**RECORD LIST:**
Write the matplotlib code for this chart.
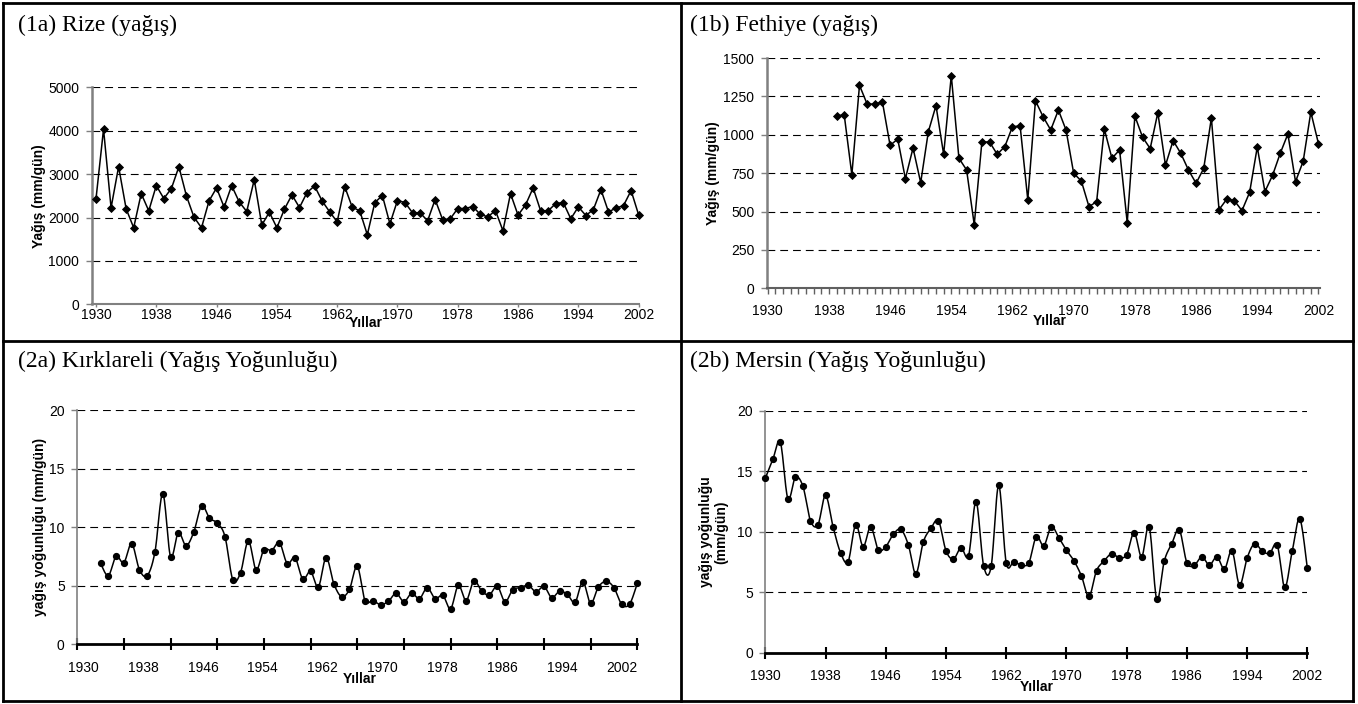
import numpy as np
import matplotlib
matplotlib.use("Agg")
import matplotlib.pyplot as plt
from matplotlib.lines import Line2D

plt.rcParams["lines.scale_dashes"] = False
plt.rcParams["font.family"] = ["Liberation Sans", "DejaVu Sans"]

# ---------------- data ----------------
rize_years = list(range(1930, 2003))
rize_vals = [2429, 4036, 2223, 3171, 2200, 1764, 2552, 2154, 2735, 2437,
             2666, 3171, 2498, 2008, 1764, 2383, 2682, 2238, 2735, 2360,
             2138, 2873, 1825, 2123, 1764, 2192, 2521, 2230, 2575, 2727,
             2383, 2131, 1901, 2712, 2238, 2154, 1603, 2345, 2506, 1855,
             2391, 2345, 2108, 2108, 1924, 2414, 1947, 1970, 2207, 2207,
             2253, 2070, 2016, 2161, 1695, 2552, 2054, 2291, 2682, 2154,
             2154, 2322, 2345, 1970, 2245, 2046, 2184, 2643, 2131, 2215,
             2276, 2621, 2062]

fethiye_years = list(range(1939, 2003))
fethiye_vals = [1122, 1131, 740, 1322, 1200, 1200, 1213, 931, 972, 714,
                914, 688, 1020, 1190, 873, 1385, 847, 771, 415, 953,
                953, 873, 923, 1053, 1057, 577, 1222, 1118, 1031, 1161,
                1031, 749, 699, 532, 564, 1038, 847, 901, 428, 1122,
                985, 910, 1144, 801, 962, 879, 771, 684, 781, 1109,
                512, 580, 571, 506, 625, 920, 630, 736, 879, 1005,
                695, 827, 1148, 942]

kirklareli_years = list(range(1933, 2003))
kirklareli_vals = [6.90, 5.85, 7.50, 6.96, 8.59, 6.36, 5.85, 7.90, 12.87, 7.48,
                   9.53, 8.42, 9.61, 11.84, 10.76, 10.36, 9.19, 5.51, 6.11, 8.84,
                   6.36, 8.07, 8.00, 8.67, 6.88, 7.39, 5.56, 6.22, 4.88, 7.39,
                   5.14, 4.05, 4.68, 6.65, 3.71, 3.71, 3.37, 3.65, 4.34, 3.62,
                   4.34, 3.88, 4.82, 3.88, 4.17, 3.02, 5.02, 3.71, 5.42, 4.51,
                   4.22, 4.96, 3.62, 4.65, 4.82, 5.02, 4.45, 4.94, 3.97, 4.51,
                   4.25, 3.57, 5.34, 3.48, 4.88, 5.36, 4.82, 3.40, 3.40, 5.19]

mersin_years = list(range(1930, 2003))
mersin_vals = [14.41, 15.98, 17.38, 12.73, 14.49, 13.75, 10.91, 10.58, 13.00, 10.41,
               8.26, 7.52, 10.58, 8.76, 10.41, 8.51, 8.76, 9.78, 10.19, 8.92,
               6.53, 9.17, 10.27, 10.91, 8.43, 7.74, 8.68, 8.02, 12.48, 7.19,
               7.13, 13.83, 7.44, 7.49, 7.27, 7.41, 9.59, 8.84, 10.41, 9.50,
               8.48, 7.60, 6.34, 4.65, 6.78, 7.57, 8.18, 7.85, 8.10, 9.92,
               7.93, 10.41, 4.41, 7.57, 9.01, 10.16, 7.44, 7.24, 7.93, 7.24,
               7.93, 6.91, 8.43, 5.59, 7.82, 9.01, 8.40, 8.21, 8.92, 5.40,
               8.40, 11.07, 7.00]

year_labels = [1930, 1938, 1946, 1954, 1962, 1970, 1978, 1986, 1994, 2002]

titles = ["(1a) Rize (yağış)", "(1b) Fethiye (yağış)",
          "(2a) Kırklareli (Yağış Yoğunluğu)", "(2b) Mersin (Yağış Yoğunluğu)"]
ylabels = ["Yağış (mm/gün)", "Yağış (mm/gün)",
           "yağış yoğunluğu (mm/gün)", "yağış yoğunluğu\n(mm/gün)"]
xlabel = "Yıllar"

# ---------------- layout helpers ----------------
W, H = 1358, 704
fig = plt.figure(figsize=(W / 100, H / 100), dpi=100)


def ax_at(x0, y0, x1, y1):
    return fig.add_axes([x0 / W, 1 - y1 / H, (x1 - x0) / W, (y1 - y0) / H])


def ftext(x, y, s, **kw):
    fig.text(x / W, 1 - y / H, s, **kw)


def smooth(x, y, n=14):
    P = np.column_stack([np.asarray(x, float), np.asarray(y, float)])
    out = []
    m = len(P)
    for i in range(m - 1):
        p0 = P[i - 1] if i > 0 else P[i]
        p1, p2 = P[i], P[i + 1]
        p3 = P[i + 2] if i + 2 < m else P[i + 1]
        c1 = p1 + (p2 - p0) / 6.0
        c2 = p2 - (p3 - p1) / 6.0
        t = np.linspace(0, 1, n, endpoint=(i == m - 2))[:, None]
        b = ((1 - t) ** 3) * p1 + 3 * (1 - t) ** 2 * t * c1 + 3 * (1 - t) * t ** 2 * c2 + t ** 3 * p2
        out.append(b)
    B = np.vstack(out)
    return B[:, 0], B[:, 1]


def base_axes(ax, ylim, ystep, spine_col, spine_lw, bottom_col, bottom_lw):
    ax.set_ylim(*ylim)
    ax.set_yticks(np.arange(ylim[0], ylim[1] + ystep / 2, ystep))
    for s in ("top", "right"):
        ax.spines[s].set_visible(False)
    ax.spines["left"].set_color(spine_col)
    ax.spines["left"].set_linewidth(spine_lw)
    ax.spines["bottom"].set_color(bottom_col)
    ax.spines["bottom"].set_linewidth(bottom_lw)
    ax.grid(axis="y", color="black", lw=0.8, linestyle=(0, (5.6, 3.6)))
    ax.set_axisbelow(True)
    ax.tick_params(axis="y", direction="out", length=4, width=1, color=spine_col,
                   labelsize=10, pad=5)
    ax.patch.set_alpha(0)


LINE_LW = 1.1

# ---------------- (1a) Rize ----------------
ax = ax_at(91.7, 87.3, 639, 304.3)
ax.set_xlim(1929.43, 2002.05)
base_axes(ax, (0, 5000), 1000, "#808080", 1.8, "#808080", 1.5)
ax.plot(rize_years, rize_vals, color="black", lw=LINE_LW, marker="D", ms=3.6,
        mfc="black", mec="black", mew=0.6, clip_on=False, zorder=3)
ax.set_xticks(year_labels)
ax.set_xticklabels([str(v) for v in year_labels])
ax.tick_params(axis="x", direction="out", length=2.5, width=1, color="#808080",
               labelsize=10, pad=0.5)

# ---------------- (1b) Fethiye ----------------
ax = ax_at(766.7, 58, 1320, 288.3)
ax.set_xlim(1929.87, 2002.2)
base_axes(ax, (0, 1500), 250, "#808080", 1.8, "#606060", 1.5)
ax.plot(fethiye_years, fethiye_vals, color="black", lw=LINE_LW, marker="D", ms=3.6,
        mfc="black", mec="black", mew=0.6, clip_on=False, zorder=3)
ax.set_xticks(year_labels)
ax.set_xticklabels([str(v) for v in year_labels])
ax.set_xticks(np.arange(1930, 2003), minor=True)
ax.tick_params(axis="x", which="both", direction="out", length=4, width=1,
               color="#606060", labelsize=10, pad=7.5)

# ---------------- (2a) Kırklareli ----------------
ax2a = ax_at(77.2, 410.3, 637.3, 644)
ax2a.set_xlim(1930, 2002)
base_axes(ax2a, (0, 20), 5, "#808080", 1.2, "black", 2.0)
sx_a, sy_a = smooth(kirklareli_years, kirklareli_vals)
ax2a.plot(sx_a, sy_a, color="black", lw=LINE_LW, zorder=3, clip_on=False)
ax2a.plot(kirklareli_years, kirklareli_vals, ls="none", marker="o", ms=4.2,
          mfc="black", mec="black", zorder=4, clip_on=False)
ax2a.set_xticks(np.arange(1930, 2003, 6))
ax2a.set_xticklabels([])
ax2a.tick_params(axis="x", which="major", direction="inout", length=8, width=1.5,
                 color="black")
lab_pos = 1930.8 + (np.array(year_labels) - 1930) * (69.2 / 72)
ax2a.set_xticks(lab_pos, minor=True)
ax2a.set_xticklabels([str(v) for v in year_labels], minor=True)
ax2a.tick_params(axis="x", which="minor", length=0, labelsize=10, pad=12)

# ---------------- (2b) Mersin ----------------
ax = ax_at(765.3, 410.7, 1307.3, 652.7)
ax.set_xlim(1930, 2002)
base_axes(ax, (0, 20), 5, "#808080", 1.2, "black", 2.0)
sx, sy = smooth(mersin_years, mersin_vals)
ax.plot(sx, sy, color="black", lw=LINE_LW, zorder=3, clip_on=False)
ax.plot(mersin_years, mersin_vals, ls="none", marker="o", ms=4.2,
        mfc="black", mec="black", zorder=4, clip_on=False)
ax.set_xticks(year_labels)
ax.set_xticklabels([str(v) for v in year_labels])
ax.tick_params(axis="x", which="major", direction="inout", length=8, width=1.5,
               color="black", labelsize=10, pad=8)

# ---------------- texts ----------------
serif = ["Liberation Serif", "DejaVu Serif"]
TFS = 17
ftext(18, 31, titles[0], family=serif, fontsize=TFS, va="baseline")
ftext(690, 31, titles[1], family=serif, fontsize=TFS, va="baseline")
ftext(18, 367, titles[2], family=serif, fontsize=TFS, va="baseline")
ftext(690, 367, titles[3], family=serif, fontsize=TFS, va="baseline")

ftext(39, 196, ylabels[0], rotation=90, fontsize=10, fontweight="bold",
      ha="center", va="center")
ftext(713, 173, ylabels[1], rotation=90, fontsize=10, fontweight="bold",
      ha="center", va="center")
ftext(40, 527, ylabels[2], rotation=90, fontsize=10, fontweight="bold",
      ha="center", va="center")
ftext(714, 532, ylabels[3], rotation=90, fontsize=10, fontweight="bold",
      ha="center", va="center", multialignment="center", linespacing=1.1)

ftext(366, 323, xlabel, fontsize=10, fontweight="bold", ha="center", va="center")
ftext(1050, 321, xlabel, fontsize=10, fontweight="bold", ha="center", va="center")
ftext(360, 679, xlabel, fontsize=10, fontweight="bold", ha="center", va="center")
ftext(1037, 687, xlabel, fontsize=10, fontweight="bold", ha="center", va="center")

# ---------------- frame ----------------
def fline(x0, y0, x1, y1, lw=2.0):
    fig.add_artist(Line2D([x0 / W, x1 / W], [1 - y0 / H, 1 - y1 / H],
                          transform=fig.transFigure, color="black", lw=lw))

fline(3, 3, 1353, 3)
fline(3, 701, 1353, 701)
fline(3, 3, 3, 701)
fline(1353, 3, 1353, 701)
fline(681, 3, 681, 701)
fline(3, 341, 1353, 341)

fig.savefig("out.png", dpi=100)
...
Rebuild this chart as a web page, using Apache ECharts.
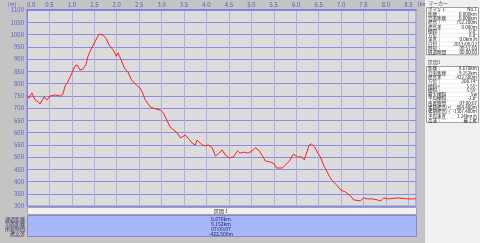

**INSTRUCTIONS TO FOLLOW:** Start at the line above containing "Write the matplotlib code for this chart." and stop at the line containing "695, 827, 1148, 942]": print those lines and everything between them exactly, but not the pictures.

**RESULT FOR THIS TASK:**
Write the matplotlib code for this chart.
import numpy as np
import matplotlib
matplotlib.use("Agg")
import matplotlib.pyplot as plt
from matplotlib.lines import Line2D

plt.rcParams["lines.scale_dashes"] = False
plt.rcParams["font.family"] = ["Liberation Sans", "DejaVu Sans"]

# ---------------- data ----------------
rize_years = list(range(1930, 2003))
rize_vals = [2429, 4036, 2223, 3171, 2200, 1764, 2552, 2154, 2735, 2437,
             2666, 3171, 2498, 2008, 1764, 2383, 2682, 2238, 2735, 2360,
             2138, 2873, 1825, 2123, 1764, 2192, 2521, 2230, 2575, 2727,
             2383, 2131, 1901, 2712, 2238, 2154, 1603, 2345, 2506, 1855,
             2391, 2345, 2108, 2108, 1924, 2414, 1947, 1970, 2207, 2207,
             2253, 2070, 2016, 2161, 1695, 2552, 2054, 2291, 2682, 2154,
             2154, 2322, 2345, 1970, 2245, 2046, 2184, 2643, 2131, 2215,
             2276, 2621, 2062]

fethiye_years = list(range(1939, 2003))
fethiye_vals = [1122, 1131, 740, 1322, 1200, 1200, 1213, 931, 972, 714,
                914, 688, 1020, 1190, 873, 1385, 847, 771, 415, 953,
                953, 873, 923, 1053, 1057, 577, 1222, 1118, 1031, 1161,
                1031, 749, 699, 532, 564, 1038, 847, 901, 428, 1122,
                985, 910, 1144, 801, 962, 879, 771, 684, 781, 1109,
                512, 580, 571, 506, 625, 920, 630, 736, 879, 1005,
                695, 827, 1148, 942]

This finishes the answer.